Chamo pelo menos a atenção para a formulação restritiva: Deus mais não é do que tempo. É uma formulação mais radical do que as outras duas proposições que, no limiar da modernidade, associam estreitamente o divino ao tempo, ora afirmando que Deus é a auto-génese do Verbo (Schelling) ora retomando especulativamente «a dura palavra» de Lutero: o próprio Deus morreu (Hegel). O enunciado de Hölderlin é mais radical porque precisamente não se limita, à maneira judaico-cristã, a estabelecer o carácter eminentemente temporal da divindade. Ele identifica os dois termos — e restringe Deus ao tempo. Numa palavra, e não sendo possível comentar todos os termos daquela passagem, condensaria a sua lição numa frase: o divino é o próprio tempo, e este manifesta-se paradoxalmente como ausência íntima no homem, obrigando-o a um volte-face — diria: da morte para a nascença. Noutro passo, e explicitamente, Hölderlin identifica «o espírito do tempo» (que arrebata o homem) com o espírito do «mundo dos mortos».
— Como se fosse o próprio tempo que aparecesse então, ele que é sem aparência?
— Em rigor, Hölderlin escreve — empregando conscientemente a terminologia de Kant — que, «no limite extremo do sofrimento [Leiden], nada mais resta, de facto, do que as condições do tempo e do espaço». É isso que apresenta o instante trágico: um nada como condição (da experiência). E este ensinamento é tanto mais radical que Hölderlin fazia-o acompanhar da convicção segundo a qual, na modernidade, não nos é mais possível fazer ou escrever uma tragédia. Tal é precisamente a sentença que definirá o trágico moderno: nada mais temos a aprender com os Gregos. Ou, como ele escreveu numa célebre carta a Böhlendorff (cuja tradução — belíssima — devo a um outro amigo): «Pois é isso o trágico para nós, partirmos no maior silêncio para longe do reino dos vivos, embalados numa qualquer caixa, não o expiarmos, consumidos pelas chamas, a chama que não fomos capazes de dominar.»
— Resta então o instante trágico como dimensão intemporal de toda a arte?

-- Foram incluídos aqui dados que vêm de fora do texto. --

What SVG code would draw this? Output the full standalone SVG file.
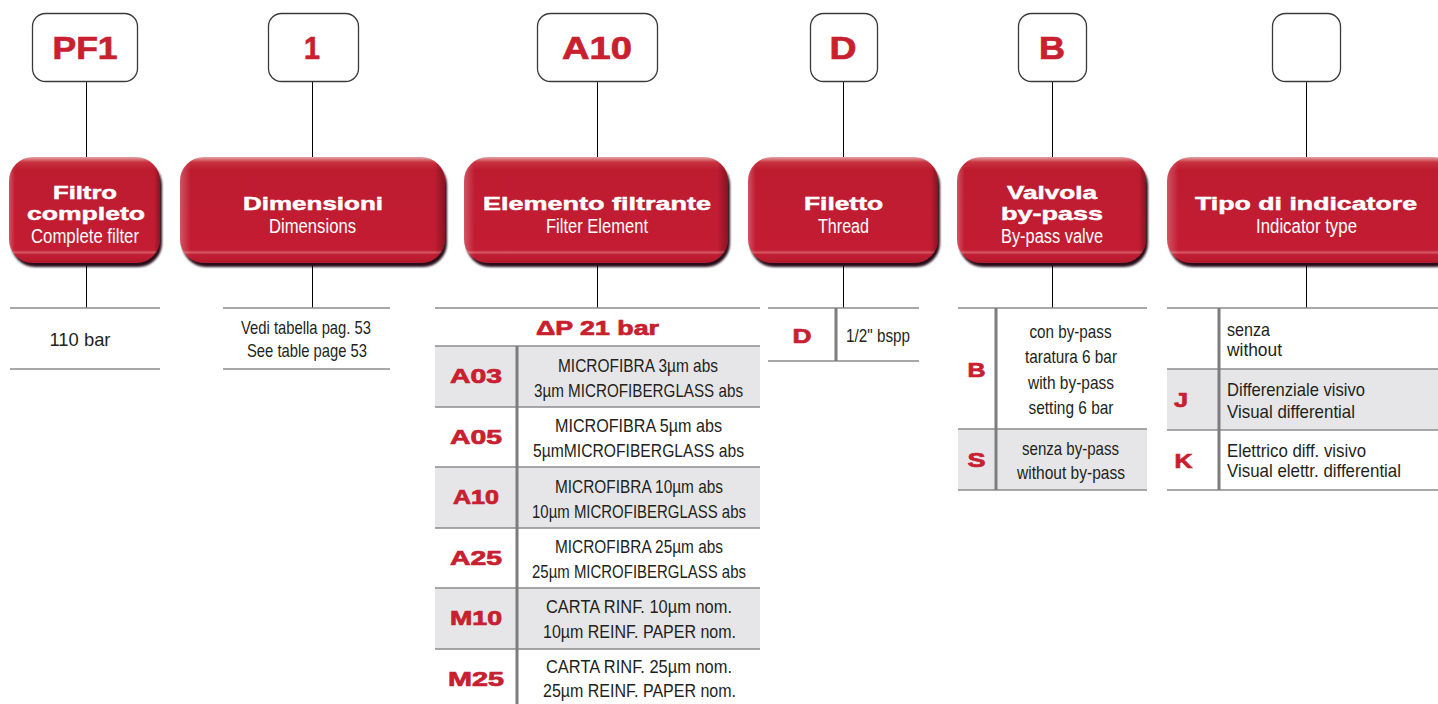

— Não diria intemporal: esse é um dos atributos quase universais do divino, mas é uma ideia deformada ou tardia deste. Para já, diria que resta o instante que vem de fora do tempo ou «a fenda sem cronologia e sem história donde provém o tempo». É uma expressão de Foucault para configurar a «tarefa infinita de pensar a origem», uma tarefa que cabe ao humano. Ao ser desprovido de origem (como ele também escreve no mesmo livro, As palavras e as coisas): «O que se anuncia no imediato do originário, é portanto que o homem está separado da origem que o tornaria contemporâneo da sua própria existência…». Foucault, como Hölderlin, aponta aqui para o essencial: o humano é o ser que pensa a origem, mas esta é a origem «sem origem nem começo a partir da qual tudo pode nascer». É por isso que ela, a origem, enquanto imediata, é o impossível humano que nos faz humanos. Hölderlin, comentando um fragmento de Píndaro, escreveu lapidarmente (traduzido pelo mesmo amigo): «[…] o imediato, considerado de modo estrito, é impossível para os mortais tanto quanto para os imortais. | A estrita mediação é porém a lei.»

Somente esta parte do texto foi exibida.